How to tell the difference: - Ask how long they've operated in your state specifically - Verify their state contractor's license in your state - Check for local reviews from your area (not just in their home state) - Ask for a local physical address and a local crew (not a scratch crew hired for the event) - Get a written warranty and ask what happens to it if they close your market

When in doubt: hire a local contractor who's been in your market for years. You can find them, they know your weather, and they have a reputation to protect.

What do I do if my contractor is doing bad work?

Document first, act second. Here's the escalation path:

Step 1 — Document everything: Photos and video of the issue, dated. Written communication trail — text messages and emails are better than phone calls.
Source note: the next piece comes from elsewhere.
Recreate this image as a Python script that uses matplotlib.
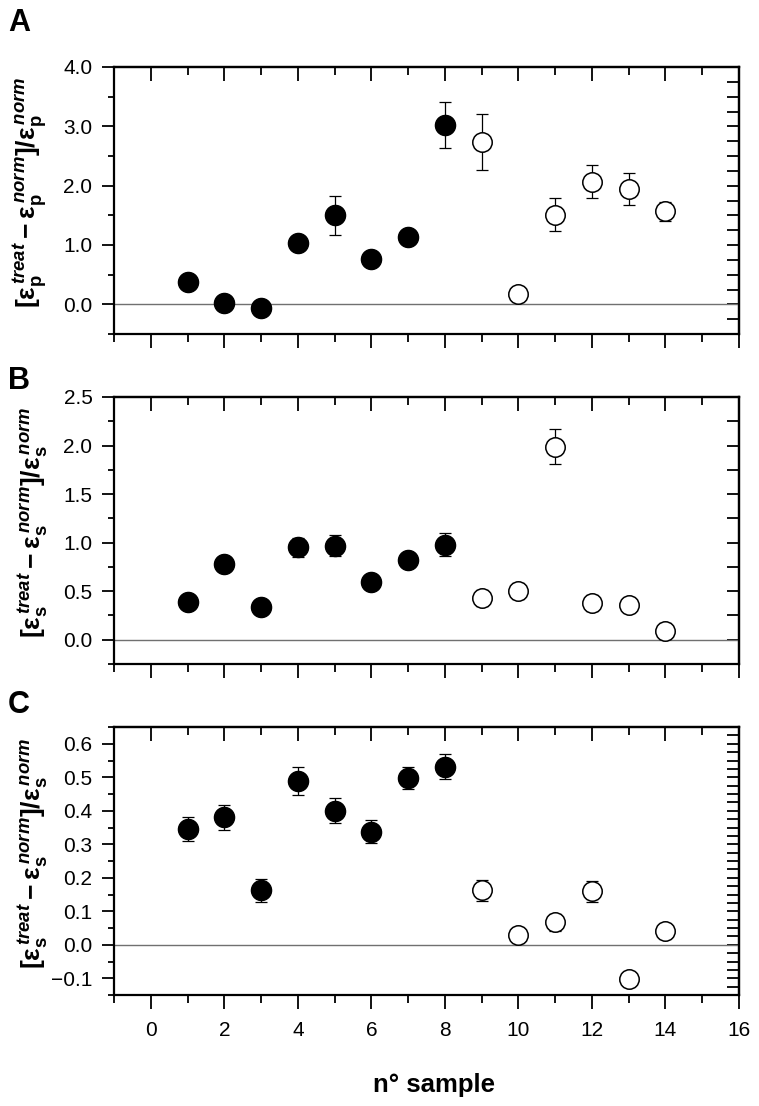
import numpy as np
import matplotlib
matplotlib.use('Agg')
import matplotlib.pyplot as plt
from matplotlib.ticker import MultipleLocator, FuncFormatter, NullLocator

plt.rcParams['font.family'] = 'Liberation Sans'
plt.rcParams['mathtext.fontset'] = 'custom'
plt.rcParams['mathtext.rm'] = 'Liberation Sans:bold'
plt.rcParams['mathtext.it'] = 'Liberation Sans:bold:italic'
plt.rcParams['mathtext.bf'] = 'Liberation Sans:bold'

# sample numbers
x_filled = [1, 2, 3, 4, 5, 6, 7, 8]
x_open = [9, 10, 11, 12, 13, 14]

# panel A
a_filled = [0.37, 0.03, -0.07, 1.04, 1.50, 0.76, 1.14, 3.02]
a_filled_err = [0.05, 0.05, 0.05, 0.05, 0.33, 0.05, 0.05, 0.39]
a_open = [2.74, 0.18, 1.51, 2.07, 1.95, 1.57]
a_open_err = [0.47, 0.12, 0.28, 0.27, 0.27, 0.16]

# panel B
b_filled = [0.39, 0.78, 0.34, 0.95, 0.97, 0.59, 0.82, 0.98]
b_filled_err = [0.04, 0.07, 0.04, 0.10, 0.11, 0.04, 0.05, 0.12]
b_open = [0.43, 0.50, 1.99, 0.38, 0.36, 0.09]
b_open_err = [0.08, 0.08, 0.18, 0.08, 0.05, 0.08]

# panel C
c_filled = [0.345, 0.38, 0.162, 0.49, 0.40, 0.338, 0.497, 0.532]
c_filled_err = [0.036, 0.036, 0.034, 0.042, 0.037, 0.035, 0.033, 0.038]
c_open = [0.162, 0.028, 0.067, 0.159, -0.102, 0.040]
c_open_err = [0.032, 0.02, 0.025, 0.03, 0.02, 0.02]

panels = [
    ('A', 'p', a_filled, a_filled_err, a_open, a_open_err, (-0.5, 4.0), 1.0, 0.5, 0.25),
    ('B', 's', b_filled, b_filled_err, b_open, b_open_err, (-0.25, 2.5), 0.5, 0.25, 0.25),
    ('C', 's', c_filled, c_filled_err, c_open, c_open_err, (-0.15, 0.65), 0.1, 0.05, 0.025),
]

W, H = 759, 1106
fig = plt.figure(figsize=(W / 100, H / 100), dpi=100)

ax_left = 114 / W
ax_w = (739 - 114) / W
tops = [67, 397, 727]
bots = [334, 664, 995]
letter_y = [8, 366, 690]

fmt = FuncFormatter(lambda v, p: ('%.1f' % v).replace('-', '\u2212'))

for i, (lab, sub, yf, ef, yo, eo, ylim, major, minor, right_step) in enumerate(panels):
    ax = fig.add_axes([ax_left, 1 - bots[i] / H, ax_w, (bots[i] - tops[i]) / H])
    ax.axhline(0, color='#707070', lw=1, zorder=1)
    ax.errorbar(x_filled, yf, yerr=ef, fmt='none', ecolor='black', elinewidth=0.9,
                capsize=4.5, capthick=0.9, zorder=2)
    ax.errorbar(x_open, yo, yerr=eo, fmt='none', ecolor='black', elinewidth=0.9,
                capsize=4.5, capthick=0.9, zorder=2)
    ax.plot(x_filled, yf, 'o', ms=14.5, mfc='black', mec='black', zorder=3)
    ax.plot(x_open, yo, 'o', ms=14, mfc='white', mec='black', mew=1.1, zorder=3)

    ax.set_xlim(-1, 16)
    ax.set_ylim(*ylim)
    for s in ax.spines.values():
        s.set_linewidth(1.6)

    ax.xaxis.set_major_locator(MultipleLocator(2))
    ax.xaxis.set_minor_locator(MultipleLocator(1))
    ax.yaxis.set_major_locator(MultipleLocator(major))
    ax.yaxis.set_minor_locator(MultipleLocator(minor))
    ax.yaxis.set_major_formatter(fmt)
    ax.tick_params(axis='y', which='major', direction='out', length=8.5, width=1.3,
                   labelsize=15, pad=7)
    ax.tick_params(axis='y', which='minor', direction='out', length=4.5, width=1.3)
    ax.tick_params(axis='x', which='major', direction='out', length=10, width=1.3,
                   labelsize=15, pad=9)
    ax.tick_params(axis='x', which='minor', direction='out', length=6, width=1.3)
    if i < 2:
        ax.tick_params(axis='x', labelbottom=False)

    top = ax.secondary_xaxis('top')
    top.xaxis.set_major_locator(MultipleLocator(2))
    top.xaxis.set_minor_locator(MultipleLocator(1))
    top.tick_params(which='major', direction='in', length=10, width=1.3, labeltop=False)
    top.tick_params(which='minor', direction='in', length=6, width=1.3)
    top.spines['top'].set_linewidth(1.6)

    right = ax.secondary_yaxis('right')
    right.yaxis.set_major_locator(MultipleLocator(right_step))
    right.yaxis.set_minor_locator(NullLocator())
    right.tick_params(which='major', direction='in', length=9, width=1.3, labelright=False)
    right.spines['right'].set_linewidth(1.6)

    ylab = (r'$[\mathrm{\varepsilon}_\mathrm{%s}^{\,treat} - \mathrm{\varepsilon}_\mathrm{%s}^{\,norm}]'
            r'/\mathrm{\varepsilon}_\mathrm{%s}^{\,norm}$' % (sub, sub, sub))
    ax.set_ylabel(ylab, fontsize=19)
    ax.yaxis.set_label_coords(-0.102, 0.53)

    fig.text(8 / W, 1 - letter_y[i] / H, lab, fontsize=22, fontweight='bold', va='top', ha='left')

fig.text(434 / W, 1 - 1085 / H, 'n° sample', fontsize=18.5, fontweight='bold',
         ha='center', va='center')

fig.savefig('out.png', dpi=100)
Step 2 — Raise it directly: Put your concern in writing to the contractor. Be specific: "The underlayment is not being lapped correctly at the valley — I'd like this corrected before shingles go on." Give them the opportunity to respond and correct.

Step 3 — Reference the contract: If the work doesn't match the written scope, point to the specific item. "Your estimate specified new flashings at all penetrations — I see the chimney flashing was not replaced."

Step 4 — Do not pay if work is incomplete or wrong: Withhold the final payment until the issue is resolved. This is your primary leverage. In most states, a contractor cannot file a mechanics lien for legitimately disputed work.

Step 5 — File a complaint: With your state contractor licensing board (they can revoke licenses), the BBB, and your insurance company if they referred the contractor.

Step 6 — Small claims or litigation: For amounts under $10,000–$15,000, small claims is accessible. For larger disputes, a construction attorney is appropriate.

Prevention is better: Before the project starts, establish clear written scope and payment terms, and do a midpoint walk-through when the decking is exposed and before shingles go on. Catching issues early costs less than fixing them after the roof is complete.